Copy nothing but the stretch that opens with the line containing "Rebuild this chart" and closes with the line containing "Vacuum Thrust \u2013". Keep pictures out.

Saved entries
^^^^^^^^
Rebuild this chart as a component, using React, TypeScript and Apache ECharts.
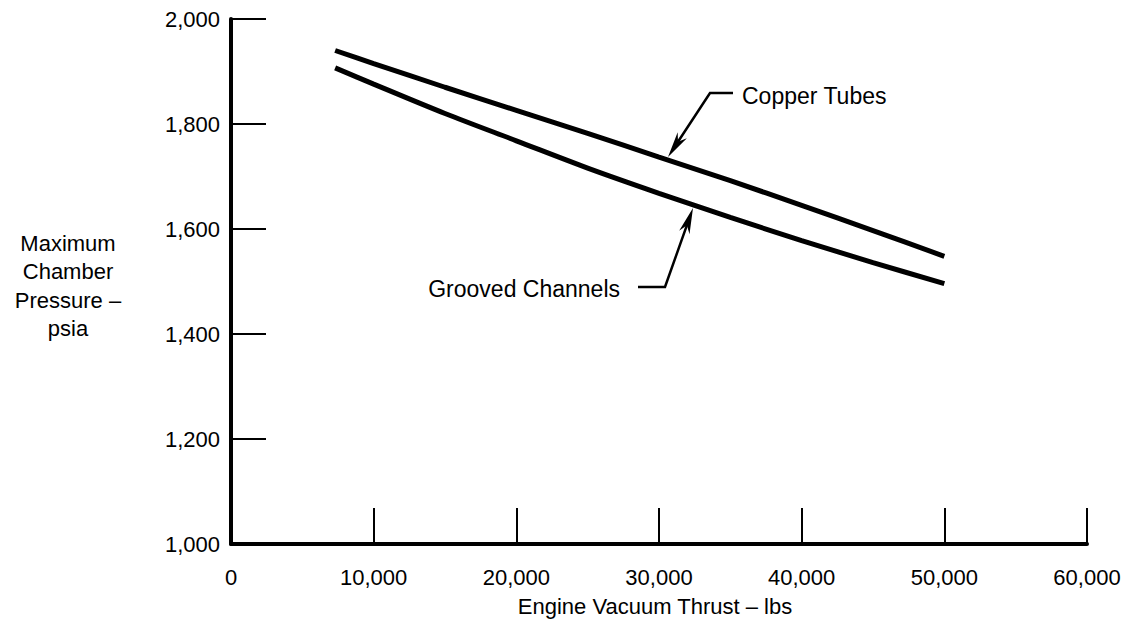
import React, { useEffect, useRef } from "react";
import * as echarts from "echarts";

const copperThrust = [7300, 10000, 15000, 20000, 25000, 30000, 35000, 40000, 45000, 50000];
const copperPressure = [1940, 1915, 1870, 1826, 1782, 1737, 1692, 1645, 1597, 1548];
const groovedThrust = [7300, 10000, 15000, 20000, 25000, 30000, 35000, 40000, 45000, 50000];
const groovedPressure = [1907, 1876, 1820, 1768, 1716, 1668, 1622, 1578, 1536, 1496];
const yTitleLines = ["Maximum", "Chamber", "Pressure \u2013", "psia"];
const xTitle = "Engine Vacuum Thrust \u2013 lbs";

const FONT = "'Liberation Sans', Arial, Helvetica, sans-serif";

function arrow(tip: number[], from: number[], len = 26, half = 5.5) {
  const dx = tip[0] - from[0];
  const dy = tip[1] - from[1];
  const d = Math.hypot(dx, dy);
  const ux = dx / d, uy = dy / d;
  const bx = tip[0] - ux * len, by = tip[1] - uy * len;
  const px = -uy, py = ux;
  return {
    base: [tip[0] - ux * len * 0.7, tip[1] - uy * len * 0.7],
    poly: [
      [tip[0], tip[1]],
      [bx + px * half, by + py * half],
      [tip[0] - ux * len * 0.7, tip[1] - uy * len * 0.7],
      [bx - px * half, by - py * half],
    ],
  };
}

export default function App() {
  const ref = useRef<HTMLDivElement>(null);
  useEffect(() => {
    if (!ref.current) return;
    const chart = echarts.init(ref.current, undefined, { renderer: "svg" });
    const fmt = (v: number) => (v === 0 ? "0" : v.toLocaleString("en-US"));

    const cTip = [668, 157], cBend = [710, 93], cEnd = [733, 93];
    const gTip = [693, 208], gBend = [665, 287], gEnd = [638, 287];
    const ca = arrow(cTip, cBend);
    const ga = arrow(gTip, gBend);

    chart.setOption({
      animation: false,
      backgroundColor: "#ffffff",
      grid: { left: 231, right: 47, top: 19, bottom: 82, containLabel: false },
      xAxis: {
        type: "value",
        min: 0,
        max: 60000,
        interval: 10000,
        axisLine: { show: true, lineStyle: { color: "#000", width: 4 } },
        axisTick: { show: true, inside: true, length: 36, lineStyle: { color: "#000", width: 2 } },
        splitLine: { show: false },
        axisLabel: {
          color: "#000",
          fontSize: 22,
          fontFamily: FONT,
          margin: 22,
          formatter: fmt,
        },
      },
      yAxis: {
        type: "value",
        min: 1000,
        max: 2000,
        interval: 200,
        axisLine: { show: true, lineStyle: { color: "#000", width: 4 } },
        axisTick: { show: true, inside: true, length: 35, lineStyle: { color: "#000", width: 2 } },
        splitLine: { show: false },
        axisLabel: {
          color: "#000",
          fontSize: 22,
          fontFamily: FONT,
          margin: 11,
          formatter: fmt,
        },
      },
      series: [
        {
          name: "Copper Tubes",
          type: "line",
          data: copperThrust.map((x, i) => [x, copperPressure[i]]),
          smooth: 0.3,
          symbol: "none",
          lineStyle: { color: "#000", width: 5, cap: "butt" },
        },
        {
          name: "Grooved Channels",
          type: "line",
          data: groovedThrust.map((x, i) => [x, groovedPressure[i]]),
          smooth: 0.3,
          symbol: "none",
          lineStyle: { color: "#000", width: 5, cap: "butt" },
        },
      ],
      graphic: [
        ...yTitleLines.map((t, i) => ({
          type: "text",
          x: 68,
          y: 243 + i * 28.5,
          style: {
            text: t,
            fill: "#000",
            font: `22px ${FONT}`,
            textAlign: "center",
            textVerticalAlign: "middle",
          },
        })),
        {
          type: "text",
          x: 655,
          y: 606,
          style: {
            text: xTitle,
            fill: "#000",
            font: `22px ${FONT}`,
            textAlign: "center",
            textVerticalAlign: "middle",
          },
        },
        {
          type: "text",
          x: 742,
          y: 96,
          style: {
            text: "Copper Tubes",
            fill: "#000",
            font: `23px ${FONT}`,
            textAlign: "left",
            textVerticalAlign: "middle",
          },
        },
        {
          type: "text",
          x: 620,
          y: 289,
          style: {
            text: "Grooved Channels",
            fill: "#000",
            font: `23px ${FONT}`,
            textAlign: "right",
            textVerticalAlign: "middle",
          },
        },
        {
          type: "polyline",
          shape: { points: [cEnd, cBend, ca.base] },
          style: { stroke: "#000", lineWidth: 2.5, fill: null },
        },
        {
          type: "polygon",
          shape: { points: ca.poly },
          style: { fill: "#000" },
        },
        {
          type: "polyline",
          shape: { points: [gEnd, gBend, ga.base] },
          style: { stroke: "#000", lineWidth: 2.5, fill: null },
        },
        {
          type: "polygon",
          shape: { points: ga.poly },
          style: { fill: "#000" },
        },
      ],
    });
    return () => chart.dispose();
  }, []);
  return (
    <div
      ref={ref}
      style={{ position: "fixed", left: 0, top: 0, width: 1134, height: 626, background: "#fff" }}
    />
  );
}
^^^^^^^^
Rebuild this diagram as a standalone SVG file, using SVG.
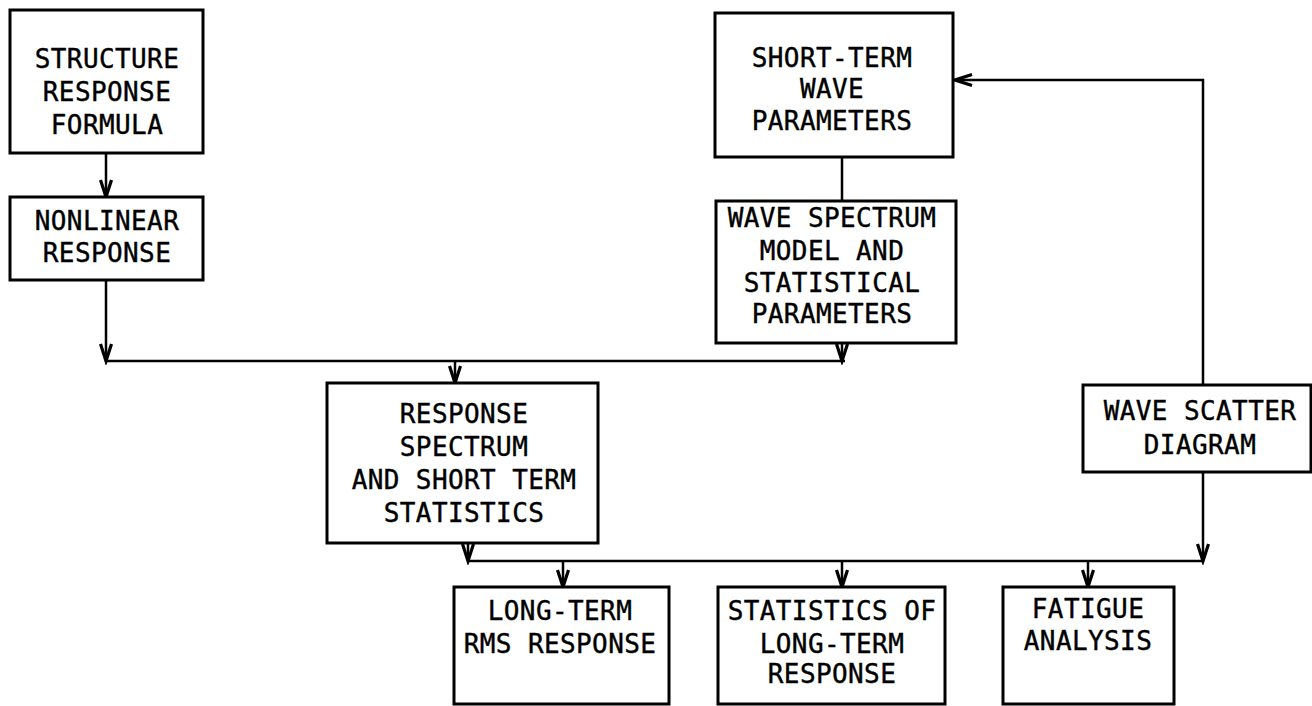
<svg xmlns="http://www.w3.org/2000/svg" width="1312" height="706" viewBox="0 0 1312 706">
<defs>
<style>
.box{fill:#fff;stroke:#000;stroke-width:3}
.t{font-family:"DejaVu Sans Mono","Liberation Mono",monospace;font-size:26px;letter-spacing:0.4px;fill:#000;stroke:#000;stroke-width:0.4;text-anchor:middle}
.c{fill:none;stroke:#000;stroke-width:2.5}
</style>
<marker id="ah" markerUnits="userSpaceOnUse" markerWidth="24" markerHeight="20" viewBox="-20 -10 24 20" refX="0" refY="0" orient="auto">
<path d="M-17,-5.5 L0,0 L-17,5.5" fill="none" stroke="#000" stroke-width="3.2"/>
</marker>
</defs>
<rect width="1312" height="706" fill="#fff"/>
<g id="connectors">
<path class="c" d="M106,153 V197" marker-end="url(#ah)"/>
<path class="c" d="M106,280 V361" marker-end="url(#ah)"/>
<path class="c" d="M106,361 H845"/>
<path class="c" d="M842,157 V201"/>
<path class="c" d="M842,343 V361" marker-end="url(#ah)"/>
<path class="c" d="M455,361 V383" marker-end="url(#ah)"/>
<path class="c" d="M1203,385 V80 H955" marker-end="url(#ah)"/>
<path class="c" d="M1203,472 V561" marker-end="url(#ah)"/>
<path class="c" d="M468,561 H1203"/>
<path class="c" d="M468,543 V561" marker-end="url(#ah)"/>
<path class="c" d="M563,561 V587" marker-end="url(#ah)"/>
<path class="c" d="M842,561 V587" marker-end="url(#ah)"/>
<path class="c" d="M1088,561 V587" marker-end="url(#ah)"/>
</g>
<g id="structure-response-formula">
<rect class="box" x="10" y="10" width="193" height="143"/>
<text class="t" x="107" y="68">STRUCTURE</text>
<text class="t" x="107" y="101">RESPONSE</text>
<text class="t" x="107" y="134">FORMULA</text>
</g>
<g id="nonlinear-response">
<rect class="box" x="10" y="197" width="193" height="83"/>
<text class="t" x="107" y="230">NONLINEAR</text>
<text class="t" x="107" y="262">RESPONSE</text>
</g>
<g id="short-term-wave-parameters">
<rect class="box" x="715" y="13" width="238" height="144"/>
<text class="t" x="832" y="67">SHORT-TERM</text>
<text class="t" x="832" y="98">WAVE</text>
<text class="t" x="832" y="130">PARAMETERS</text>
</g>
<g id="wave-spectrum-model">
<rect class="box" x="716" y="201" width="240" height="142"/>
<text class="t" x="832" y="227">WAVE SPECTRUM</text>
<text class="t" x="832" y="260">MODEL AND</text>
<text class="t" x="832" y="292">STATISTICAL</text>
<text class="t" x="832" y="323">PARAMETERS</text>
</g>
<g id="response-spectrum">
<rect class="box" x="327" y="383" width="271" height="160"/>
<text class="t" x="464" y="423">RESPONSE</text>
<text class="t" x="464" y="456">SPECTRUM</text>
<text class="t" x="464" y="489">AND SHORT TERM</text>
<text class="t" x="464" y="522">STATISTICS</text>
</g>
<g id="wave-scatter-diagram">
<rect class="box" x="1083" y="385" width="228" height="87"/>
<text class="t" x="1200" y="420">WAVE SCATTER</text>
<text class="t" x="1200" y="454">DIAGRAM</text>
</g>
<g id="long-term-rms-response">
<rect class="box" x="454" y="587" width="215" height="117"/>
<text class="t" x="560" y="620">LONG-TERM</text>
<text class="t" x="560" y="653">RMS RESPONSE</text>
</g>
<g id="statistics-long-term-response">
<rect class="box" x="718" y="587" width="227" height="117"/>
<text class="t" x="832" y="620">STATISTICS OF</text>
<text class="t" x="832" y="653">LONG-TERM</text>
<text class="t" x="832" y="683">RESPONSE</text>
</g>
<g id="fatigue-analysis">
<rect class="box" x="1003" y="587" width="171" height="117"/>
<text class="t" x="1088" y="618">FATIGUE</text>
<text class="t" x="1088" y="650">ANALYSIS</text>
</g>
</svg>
^^^^^^^^
CORRECT RESPONSE >>
Rebuild this chart as a component, using React, TypeScript and Apache ECharts.
import React, { useEffect, useRef } from "react";
import * as echarts from "echarts";

const copperThrust = [7300, 10000, 15000, 20000, 25000, 30000, 35000, 40000, 45000, 50000];
const copperPressure = [1940, 1915, 1870, 1826, 1782, 1737, 1692, 1645, 1597, 1548];
const groovedThrust = [7300, 10000, 15000, 20000, 25000, 30000, 35000, 40000, 45000, 50000];
const groovedPressure = [1907, 1876, 1820, 1768, 1716, 1668, 1622, 1578, 1536, 1496];
const yTitleLines = ["Maximum", "Chamber", "Pressure \u2013", "psia"];
const xTitle = "Engine Vacuum Thrust \u2013 lbs";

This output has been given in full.